Political assaults on the sanctity of the university have had the effect of completely rendering its substantive managers virtually impotent so that when the sparks begin to fly those functionaries (notably the Vice Chancellor) have found themselves at odds with the political interlopers but powerless to engage them since state funding remains the life blood of the institution.

Professor Griffith, his more than three decades-stay outside of Guyana notwithstanding, would have been staying abreast of developments at home and specifically at UG and would doubtless be aware of the fact that the institution had become a political battleground over the years.

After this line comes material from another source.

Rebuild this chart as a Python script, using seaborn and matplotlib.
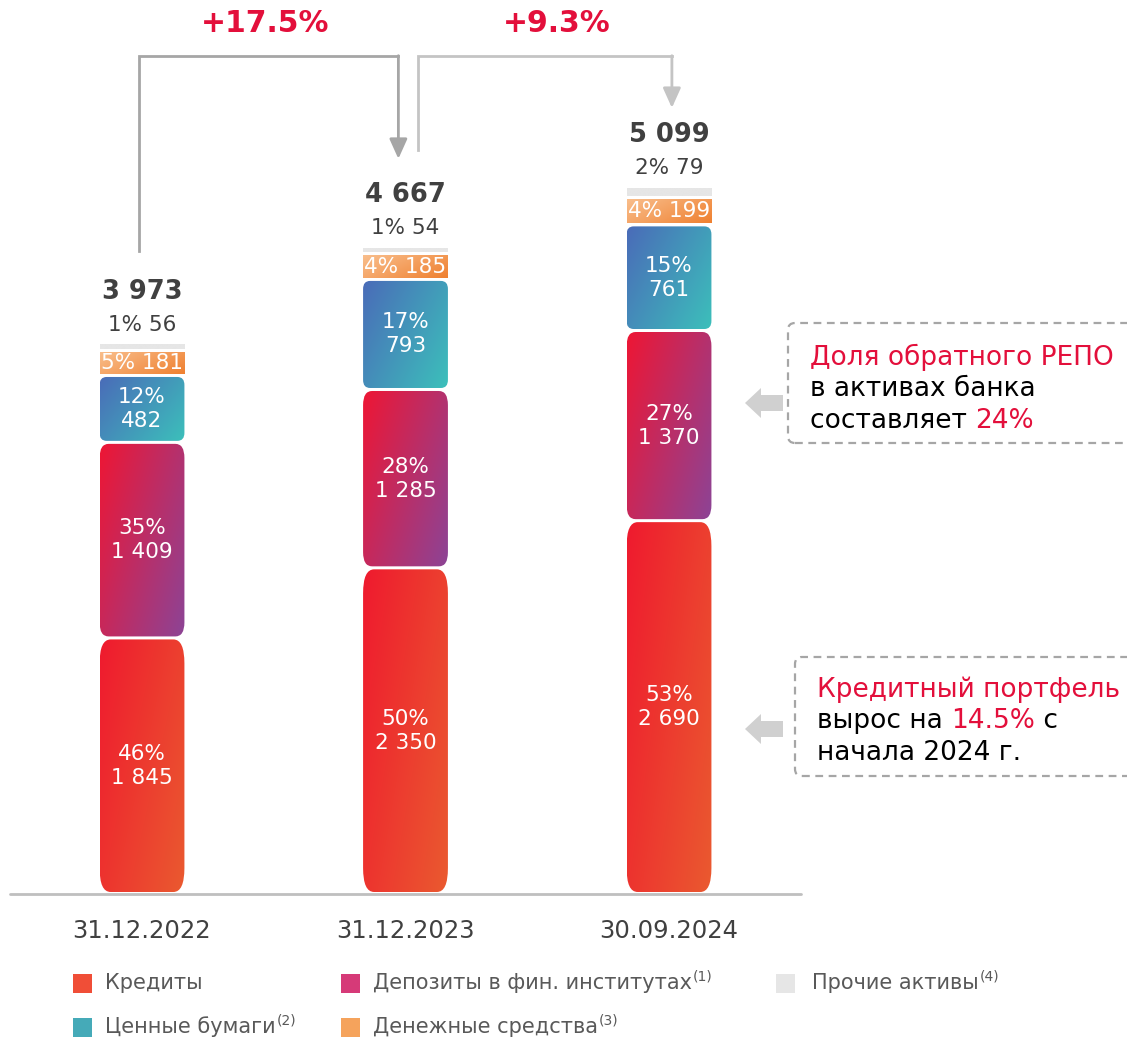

Indeed, he made it clear in an interview with the Guyana Review two weeks ago that he had indeed been tracking developments at UG from abroad and that he was aware of the overwhelming failure of “different governments” to be mindful of what he says (and here he insists that he speaks from considerable experience of universities in North America and Europe, among other places) is “a cardinal rule that the intrusion of politics into the affairs of the University is not good for the University,” nor is it good for “society;” and the Vice Chancellor, surely, must have had UG particularly in mind when he added in a rejoinder that “the fact that you are a state university does not mean that the university should be dictated to politically.”

Up until now Professor Griffith does not appear to be unhappy (at least it does not seem so) with his relationship with the government. One anticipates, however, that there could be testing times ahead particularly when it comes to what he says is the necessity for a greater infusion of state funding from government (among other sources) into the rebuilding of UG. What, however, is significant about the Vice Chancellor’s position on the relationship between his administration and the political powers that be is that his own stated position is clear. This is what he had to say about his disposition to political pressure in the matter of the running of the university.

“… I have made it quite clear that I am not going to be a Vice Chancellor that facilitates that internal political dictation – who to hire, who to fire, what student to admit, what to publish.  The University must be a place, a for neutral ground for all places, critical of government, critical of opposition and as a Vice Chancellor I have asked for the importance of civility.”

It has to be said that the perspective of the Vice Chancellor on the kind of leadership that he seeks to bring to the running of UG is, in some significant ways, not in keeping with the outlook demonstrated by the politicians over the years. There have been interventions, several of them, in some of the very areas which Vice Chancellor Griffith says he is determined to set his face against. The extent to which he gets his way in the period ahead could have a profound impact on our success or otherwise in pursuit of the re-tooling of UG to play what, in the period ahead, could be a critical role in intellectually equipping the nation to meet its critical developmental needs.